Hi. I am so happy to find this active community. I have almost a year since I started learning how to make jewellery, went through almost anything from cutting, soldering, stone setting and so on. One problem I still encounter from time to time is the drill bit (especially ball burr or cylinder) slipping on the surface. I have a pendant motor so I can pretty much adjust the speed to any rpm.

One thing I noticed is that when using the ball burr or cylinder you cannot go that slow, like with a shank drill.

Do you have any suggestions on how to improve this and prevent it from slipping?

Thanks!


#2

To gain better control of burs for precision work, you need to hold the handpiece of your Flexshaft like a pencil, with your pointer finger and thumb. Then place your middle finger on the shaft of the bur. The ring finger and pinkie should be on the work or the bench-pin to stabilize your hand.

The idea of touching a spinning bur is scary, but you can cutoff a regular pencil to the length of the shaft of the bur that is exposed when the bur is in the chuck head of the handpiece. Then drill the graphite from the center using a drill bit the diameter as the shaft of the bur. Place the shaft of the bur in the pencil before putting the bur in the handpiece. You now have a collar on the bur shaft to place your finger for better control and precision use of the bur.
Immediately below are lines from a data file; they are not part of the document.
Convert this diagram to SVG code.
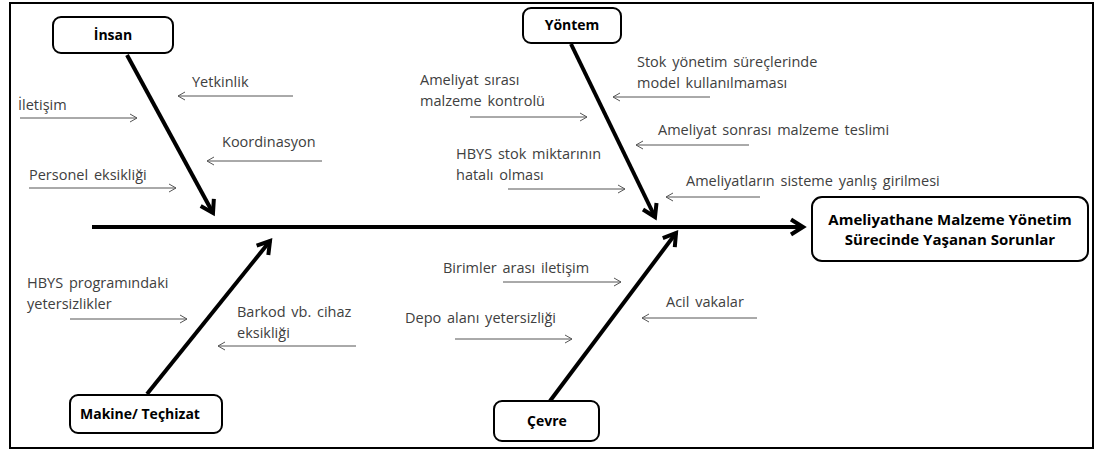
<svg xmlns="http://www.w3.org/2000/svg" width="1094" height="450" viewBox="0 0 1094 450">
<style>
.box{fill:#fff;stroke:#000;stroke-width:2}
.lbl{font-family:"Open Sans","Liberation Sans",sans-serif;font-size:14px;font-weight:bold;fill:#000}
.res{font-family:"Open Sans","Liberation Sans",sans-serif;font-size:15px;font-weight:bold;fill:#000}
.t{font-family:"Open Sans","Liberation Sans",sans-serif;font-size:14.5px;fill:#404040;word-spacing:2px}
.bone{stroke:#000;stroke-width:4;fill:none;marker-end:url(#big)}
.sub{stroke:#555;stroke-width:1;fill:none;marker-end:url(#small)}
</style>
<defs>
<marker id="big" markerUnits="userSpaceOnUse" viewBox="-16 -10 20 20" markerWidth="20" markerHeight="20" refX="0" refY="0" orient="auto">
<path d="M-12,-7.5 L0,0 L-12,7.5" fill="none" stroke="#000" stroke-width="4"/>
</marker>
<marker id="small" markerUnits="userSpaceOnUse" viewBox="-10 -6 12 12" markerWidth="12" markerHeight="12" refX="0" refY="0" orient="auto">
<path d="M-7,-4 L0,0 L-7,4" fill="none" stroke="#555" stroke-width="1"/>
</marker>
</defs>
<rect x="10" y="3" width="1083" height="445" fill="#fff" stroke="#000" stroke-width="2"/>
<g id="connectors">
<line class="bone" x1="92" y1="227" x2="803" y2="227"/>
<line class="bone" x1="127" y1="55" x2="213" y2="213"/>
<line class="bone" x1="571" y1="44" x2="655" y2="217"/>
<line class="bone" x1="147" y1="394" x2="270" y2="241"/>
<line class="bone" x1="550" y1="401" x2="676" y2="233"/>
<line class="sub" x1="293" y1="96" x2="178" y2="96"/>
<line class="sub" x1="20" y1="118" x2="137" y2="118"/>
<line class="sub" x1="322" y1="161" x2="207" y2="161"/>
<line class="sub" x1="29" y1="188" x2="176" y2="188"/>
<line class="sub" x1="710" y1="97" x2="613" y2="97"/>
<line class="sub" x1="470" y1="117" x2="587" y2="117"/>
<line class="sub" x1="749" y1="145" x2="636" y2="145"/>
<line class="sub" x1="508" y1="189" x2="625" y2="189"/>
<line class="sub" x1="760" y1="197" x2="666" y2="197"/>
<line class="sub" x1="70" y1="319" x2="187" y2="319"/>
<line class="sub" x1="356" y1="346" x2="218" y2="346"/>
<line class="sub" x1="503" y1="282" x2="621" y2="282"/>
<line class="sub" x1="455" y1="339" x2="572" y2="339"/>
<line class="sub" x1="757" y1="318" x2="642" y2="318"/>
</g>
<g id="insan"><rect class="box" x="53" y="17" width="120" height="36" rx="8"/><text class="lbl" x="113" y="40" text-anchor="middle">İnsan</text></g>
<g id="yontem"><rect class="box" x="523" y="8" width="98" height="35" rx="8"/><text class="lbl" x="572" y="30" text-anchor="middle">Yöntem</text></g>
<g id="makine"><rect class="box" x="70" y="395" width="152" height="38" rx="8"/><text class="lbl" x="80" y="419">Makine/ Teçhizat</text></g>
<g id="cevre"><rect class="box" x="494" y="401" width="105" height="40" rx="8"/><text class="lbl" x="547" y="426" text-anchor="middle">Çevre</text></g>
<g id="sonuc"><rect class="box" x="812" y="197" width="276" height="64" rx="10"/><text class="res" x="950" y="225" text-anchor="middle">Ameliyathane Malzeme Yönetim</text><text class="res" x="950" y="245" text-anchor="middle">Sürecinde Yaşanan Sorunlar</text></g>
<g id="causes">
<text class="t" x="192" y="87">Yetkinlik</text>
<text class="t" x="18" y="110">İletişim</text>
<text class="t" x="222" y="147">Koordinasyon</text>
<text class="t" x="29" y="180">Personel eksikliği</text>
<text class="t" x="637" y="67">Stok yönetim süreçlerinde</text>
<text class="t" x="637" y="88">model kullanılmaması</text>
<text class="t" x="420" y="85">Ameliyat sırası</text>
<text class="t" x="420" y="106">malzeme kontrolü</text>
<text class="t" x="658" y="135">Ameliyat sonrası malzeme teslimi</text>
<text class="t" x="456" y="159">HBYS stok miktarının</text>
<text class="t" x="456" y="180">hatalı olması</text>
<text class="t" x="686" y="186">Ameliyatların sisteme yanlış girilmesi</text>
<text class="t" x="27" y="288">HBYS programındaki</text>
<text class="t" x="27" y="309">yetersizlikler</text>
<text class="t" x="237" y="317">Barkod vb. cihaz</text>
<text class="t" x="237" y="338">eksikliği</text>
<text class="t" x="443" y="273">Birimler arası iletişim</text>
<text class="t" x="405" y="323">Depo alanı yetersizliği</text>
<text class="t" x="666" y="307">Acil vakalar</text>
</g>
</svg>
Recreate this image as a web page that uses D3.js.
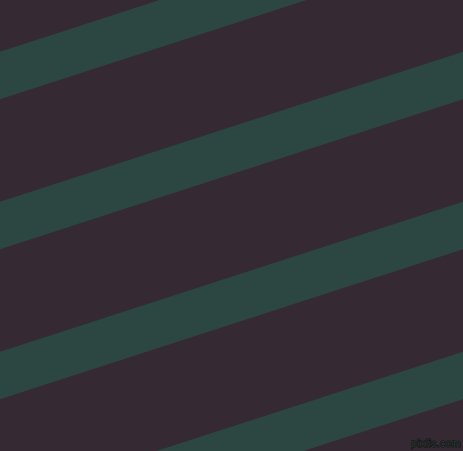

This is an upcoming tip on Instagram @FSGmetal, and in the FSGmetal.org newsletter. Both are open to the public, and we would love to have you share your tips and tools!


#3

So you say that I could touch the burr to the surface before spinning it, like you would with a shank drill. Is this how you do it?


#4

Another thing is if you are trying to drill holes with a drill bit or ball burr use a center punch first to give yourself a little divot. There are small automatic center punches that are pretty cool too or just sharpen an old burr. A light tap with a hammer or even a hard press by hand will give you a good spot


#5

When first starting out with the ball burr, instead of going in straight, try holding it horizontal and touch the side of the ball. It will not walk. You just need a touch to start, then straighten up. The center punch is ideal as they are spring loaded and work great.